Now if you read their website you will read the tag line "the World's fastest, most scalable Object oriented database". More over they make even greater claims of "...it can run SQL faster than relational databases. "

Every training session seemed to pad every sentence with "so fast" and "world's fastest" although I was never sure if they were trying to convince me or themselves of this "fact".

When using SQL databases for reporting data I have never really encountered issues, my SQL has normally been suboptimal fire and forget code, I make the query get the data and if the full page response including the query is less than 1 second it is not worth optimising.

Now while 99% of my MSSQL and MySQL queries have always been so quick I have never needed to revisit them with Intersystems I have had to go back again and again to optimise everything, completely re-writing a ton of code, turning a single line of SQL in to an intricate For loop absolutely minimising memory use. Yet the makers continue to bang on about performance, but to my knowledge only write performance is reasonable, read performance is SLOW.

I thought it would only be fair to benchmark the process to see if it was possible to match the performance of two of the most common SQL databases.

The following query is based on a "real world" query and one of the first that I experienced slow Cache performance. I wrote a summary page which contained several aggregate queries, and to my surprise it was very sluggish. The page in question ran between 10-30 aggregate queries, and the tables containing the data ranged from 100-100,000 rows.

Query
SELECT LastName, count(*) AS Total
FROM Users
ORDER BY DESC Total 

I consider that a reasonably simple, but a reasonable example of a commonly run query.

Test Data
10,000,000 records

I chose this number as it should help highlight real performance differences and helps establish if it truly was more scalable.

Results
MSSQL 0.061 seconds
MySQL first query in 10.4 seconds and subsequent queries in 0.003 seconds.
Caché *as SQL(/w bitmap indexes) first query in 62.83 seconds and subsequent queries in 33.27 seconds.
Caché *as $Order through the index global 48.17 seconds first query and subsequent queries 48.17 seconds

MSSQL unindexed 4.4 seconds

I hope you will agree the performance figures are WAY off SQL performance.

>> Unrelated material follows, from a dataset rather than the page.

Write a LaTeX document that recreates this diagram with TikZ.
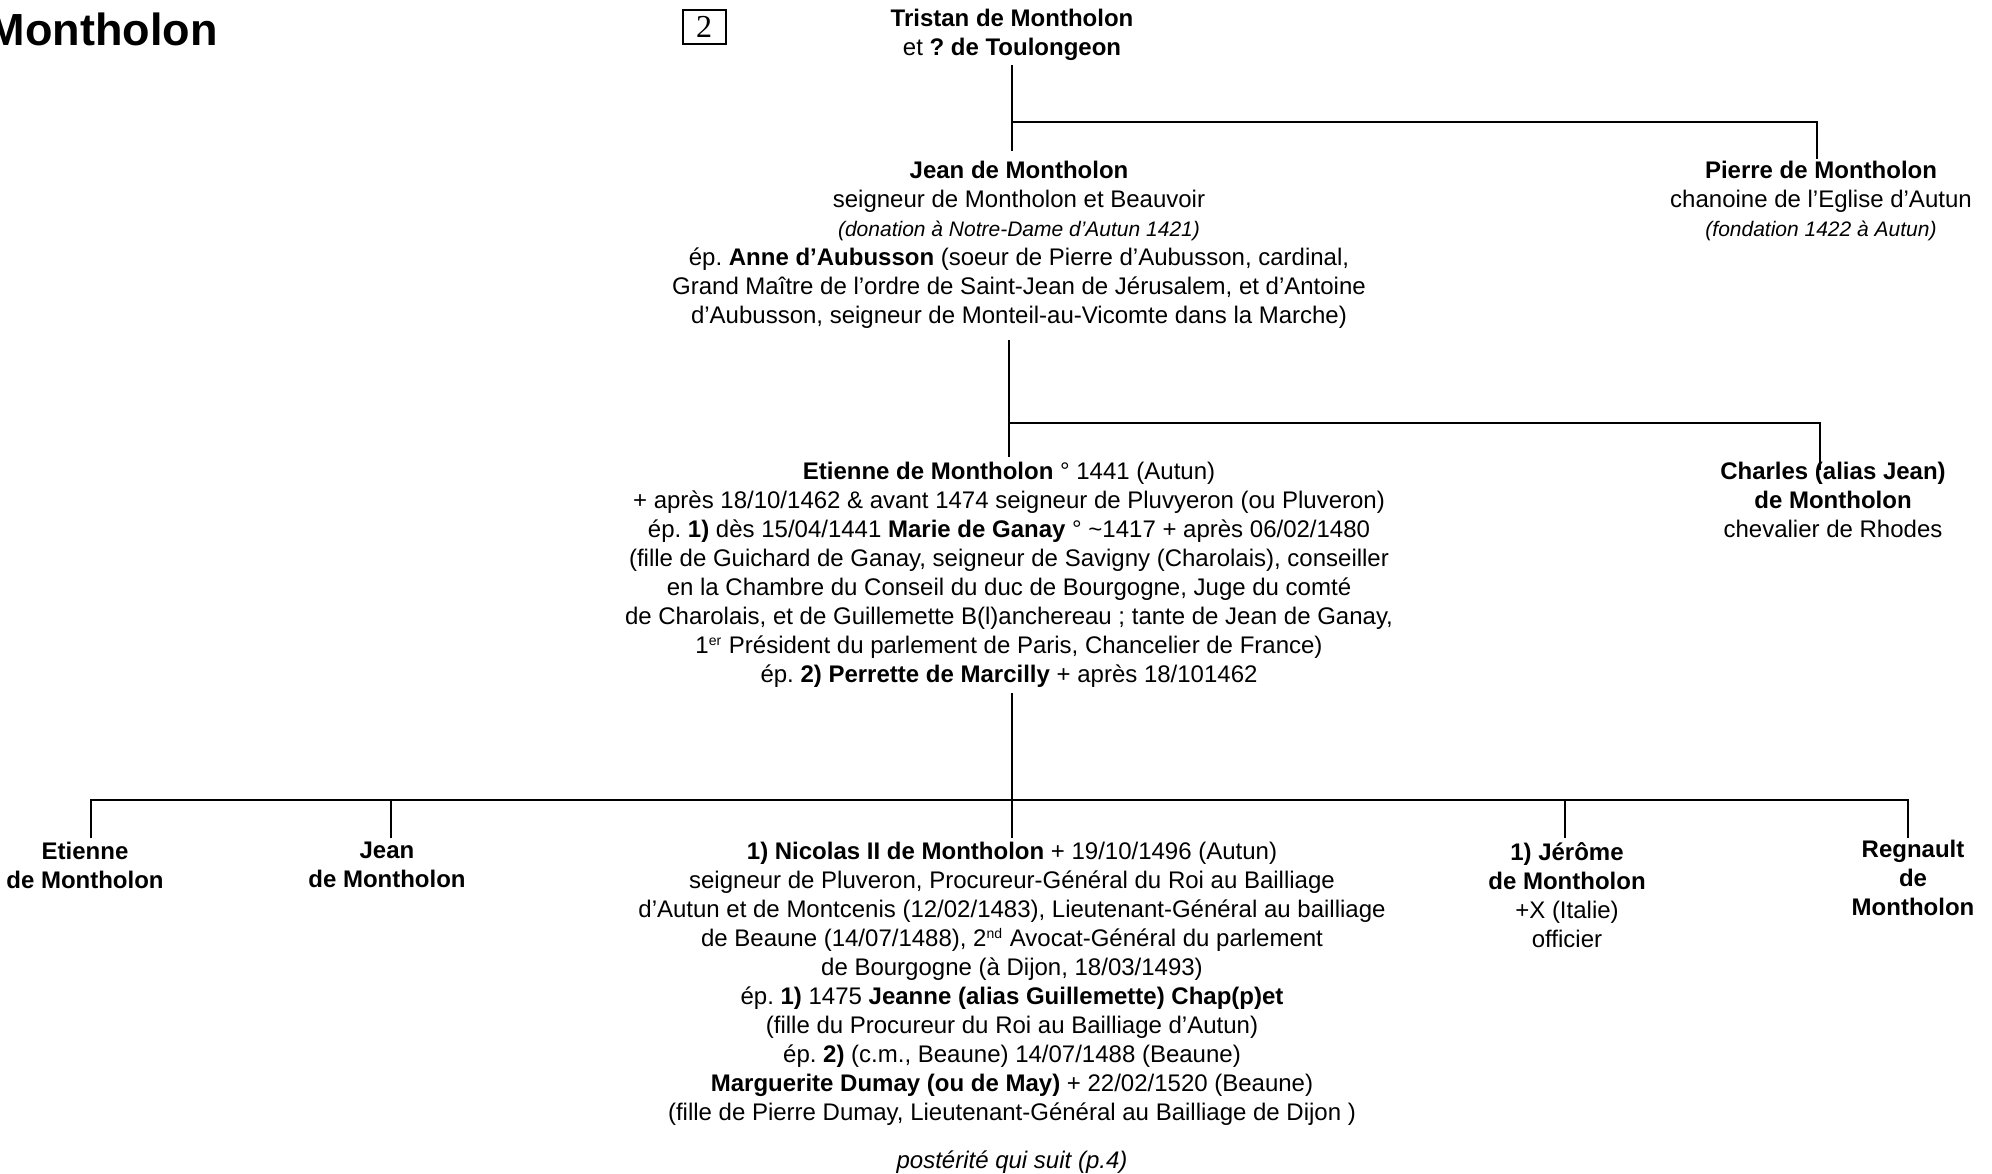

Next test to line up is write performance, as Cache does not need to be "ACID" I suspect it has a chance at winning, but nothing is guaranteed...

1 comment:

Tony said...

We're trying to implement this massive turd in our healthcare company atm. It's worth noting that leadership ignored ALL of the SMEs and went with this solution anyways.

We're three months into it now and it's at least 5 times slower than what we had before. It does an INSANE amount of processing for microscopic output. It uses the old POSIX standard for timezones which they don't include in their considerations in the set up doc. I had to stack trace crappe to find that tender little nugget 0_0. 20,000 system calls to /etc/localtime per minute!

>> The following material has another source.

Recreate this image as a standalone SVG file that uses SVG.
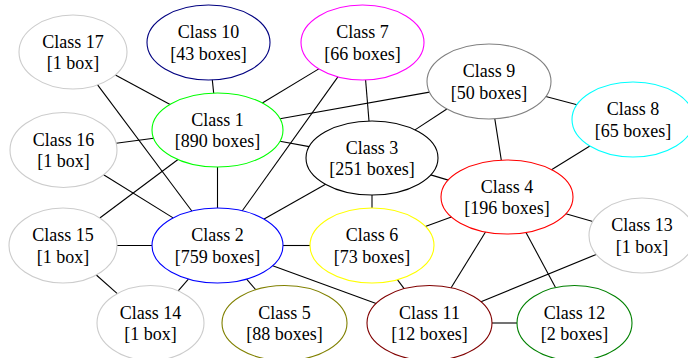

The specs on storage is sub ms which makes sense considering the thing is slower than anything I've had to privilege of working with.

The documentation doesn't always match the product.
For example, changing several memory related settings says you don't have to reboot it when reading the help docs included with the install.
However, the documentation online says you must reboot it.

AD integration is terrible and their support staff told me no one had ever implemented it there. With that being said, I think their support staff rocks :).

It's also worth noting that the language used in their integration is different from EVERYTHING I've ever seen and appears to do the opposite of what's intended when you toggle check boxes.

This Intersystems Cache is comically terrible when it comes to utilizing memory. If you read their propaganda, they say that's better at allocating memory than standard databases... nothing could be further from the truth. We've had to do an INSANE amount of tuning just to get this thing up to unacceptable levels of performance.